Task —
Repeat each line of the material below exactly as it appears, minus any pictures.
══════════
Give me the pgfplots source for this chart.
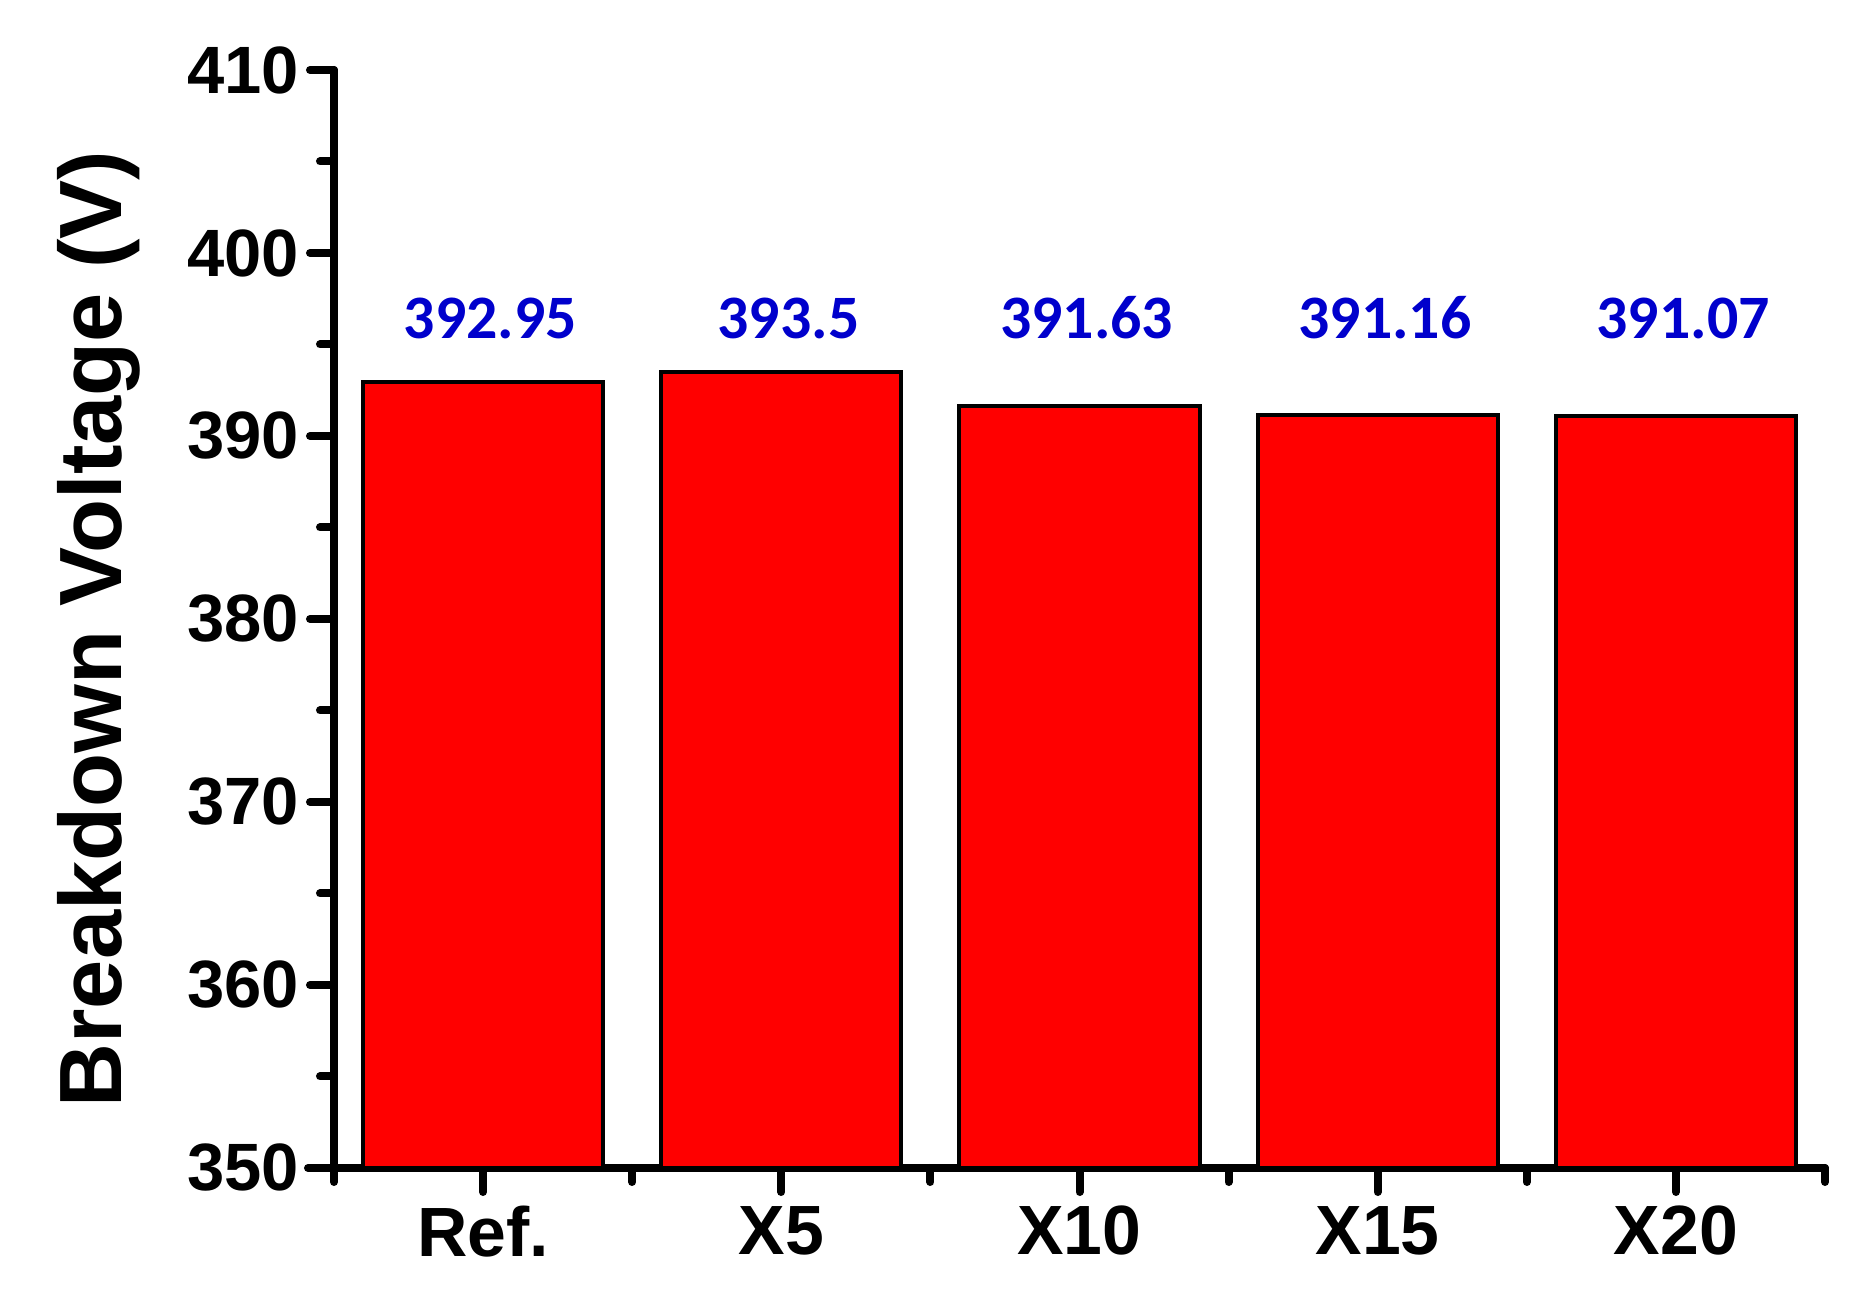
\documentclass[border=0pt]{standalone}
\usepackage{pgfplots}
\pgfplotsset{compat=1.18}
\usepackage{fontspec}
\setmainfont{Liberation Sans}
\newfontfamily\carlito{Carlito}
\definecolor{barred}{HTML}{FF0000}
\definecolor{lblblue}{HTML}{0000CC}
\begin{document}
\begin{tikzpicture}
\path[use as bounding box] (-83.5bp,-36.5bp) rectangle (379.75bp,292bp);
\begin{axis}[
  at={(0,0)}, anchor=south west,
  scale only axis, width=372.75bp, height=274.5bp,
  xmin=-0.5, xmax=4.5, ymin=350, ymax=410,
  axis lines*=left,
  axis line style={-, line width=2bp, line cap=round},
  x axis line style={shorten <=-6.5bp},
  xtick={0,1,2,3,4}, xticklabels={Ref.,X5,X10,X15,X20},
  minor xtick={-0.5,0.5,1.5,2.5,3.5,4.5},
  ytick={350,360,...,410}, minor ytick={355,365,...,405},
  tick align=outside,
  major tick length=6bp, minor tick length=3.5bp,
  every tick/.style={line width=2bp, black, line cap=round},
  /pgf/number format/assume math mode=true,
  /pgf/number format/1000 sep={},
  xticklabel style={font=\bfseries\fontsize{17.5}{17.5}\selectfont, anchor=north, yshift=0bp},
  yticklabel style={font=\bfseries\fontsize{16.8}{16.8}\selectfont, anchor=east, xshift=0.8bp},
  every axis y label/.style={at={(axis description cs:-0.1576,0.4909)}, rotate=90, anchor=center, font=\bfseries\fontsize{22.2}{22.2}\selectfont},
  ylabel={Breakdown Voltage (V)},
]
\addplot[ybar, bar width=0.805, fill=barred, draw=black, line width=1bp] coordinates {
  (0,392.95) (1,393.5) (2,391.63) (3,391.16) (4,391.07)
};
\addplot[draw=none, mark=none, nodes near coords, point meta=explicit symbolic,
  nodes near coords style={font=\carlito\bfseries\fontsize{15.5}{15.5}\selectfont, text=lblblue, anchor=center, xshift=1.8bp}]
  coordinates {
  (0,396.45) [392.95] (1,396.45) [393.5] (2,396.45) [391.63] (3,396.45) [391.16] (4,396.45) [391.07]
};
\end{axis}
\end{tikzpicture}
\end{document}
══════════
Task output —
Give me the pgfplots source for this chart.
\documentclass[border=0pt]{standalone}
\usepackage{pgfplots}
\pgfplotsset{compat=1.18}
\usepackage{fontspec}
\setmainfont{Liberation Sans}
\newfontfamily\carlito{Carlito}
\definecolor{barred}{HTML}{FF0000}
\definecolor{lblblue}{HTML}{0000CC}
\begin{document}
\begin{tikzpicture}
\path[use as bounding box] (-83.5bp,-36.5bp) rectangle (379.75bp,292bp);
\begin{axis}[
  at={(0,0)}, anchor=south west,
  scale only axis, width=372.75bp, height=274.5bp,
  xmin=-0.5, xmax=4.5, ymin=350, ymax=410,
  axis lines*=left,
  axis line style={-, line width=2bp, line cap=round},
  x axis line style={shorten <=-6.5bp},
  xtick={0,1,2,3,4}, xticklabels={Ref.,X5,X10,X15,X20},
  minor xtick={-0.5,0.5,1.5,2.5,3.5,4.5},
  ytick={350,360,...,410}, minor ytick={355,365,...,405},
  tick align=outside,
  major tick length=6bp, minor tick length=3.5bp,
  every tick/.style={line width=2bp, black, line cap=round},
  /pgf/number format/assume math mode=true,
  /pgf/number format/1000 sep={},
  xticklabel style={font=\bfseries\fontsize{17.5}{17.5}\selectfont, anchor=north, yshift=0bp},
  yticklabel style={font=\bfseries\fontsize{16.8}{16.8}\selectfont, anchor=east, xshift=0.8bp},
  every axis y label/.style={at={(axis description cs:-0.1576,0.4909)}, rotate=90, anchor=center, font=\bfseries\fontsize{22.2}{22.2}\selectfont},
  ylabel={Breakdown Voltage (V)},
]
\addplot[ybar, bar width=0.805, fill=barred, draw=black, line width=1bp] coordinates {
  (0,392.95) (1,393.5) (2,391.63) (3,391.16) (4,391.07)
};
\addplot[draw=none, mark=none, nodes near coords, point meta=explicit symbolic,
  nodes near coords style={font=\carlito\bfseries\fontsize{15.5}{15.5}\selectfont, text=lblblue, anchor=center, xshift=1.8bp}]
  coordinates {
  (0,396.45) [392.95] (1,396.45) [393.5] (2,396.45) [391.63] (3,396.45) [391.16] (4,396.45) [391.07]
};
\end{axis}
\end{tikzpicture}
\end{document}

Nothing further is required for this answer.